In the city, the channels were constructed far underground. This was
practical to avoid the potential contamination of above-ground networks,
and for convenience, but it was also necessary for the channels to become
gradually deeper to permit gravity-based water flow --the same principle
employed in the Romans' aqueducts. The Arabs used the term kanat
(qanat) to describe these channels, and several still exist today in the
area between the royal palace and the Quattro Canti. Thee network was greatly expanded in the time of Roger II, and Abdullah al Idrisi mentioned it in his descriptions of Palermo. In fact, fresh water
still flows through some of the channels. Several were still in use well into the
sixteenth century, long after the Arabs had melded into the general Sicilian
population. The Arabs' descendants may have forgotten about their medieval
ancestors, and even modified many Norman-Arab buildings beyond recognition,
but the kanats survived. It has even been suggested that the Beati Paoli might have used some of the subterranean passages to mysteriously vanish into the night.

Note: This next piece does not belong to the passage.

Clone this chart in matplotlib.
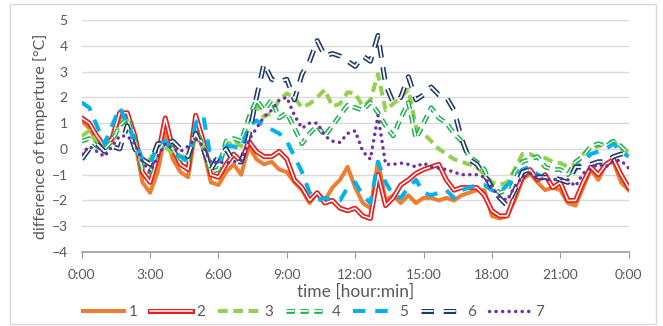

What is remarkable is how little the fundamental principles of this kind
of engineering have changed over the centuries. The materials are different,
but while flow mechanics have remained constant, gravity-fed systems are
no longer the only approach to designing water delivery systems.
Unfortunately, efforts to open the kanats to guided tours have not proven
entirely successful, but the existence of such passages reminds us that
many of Bal'harm's secrets are yet to be revealed.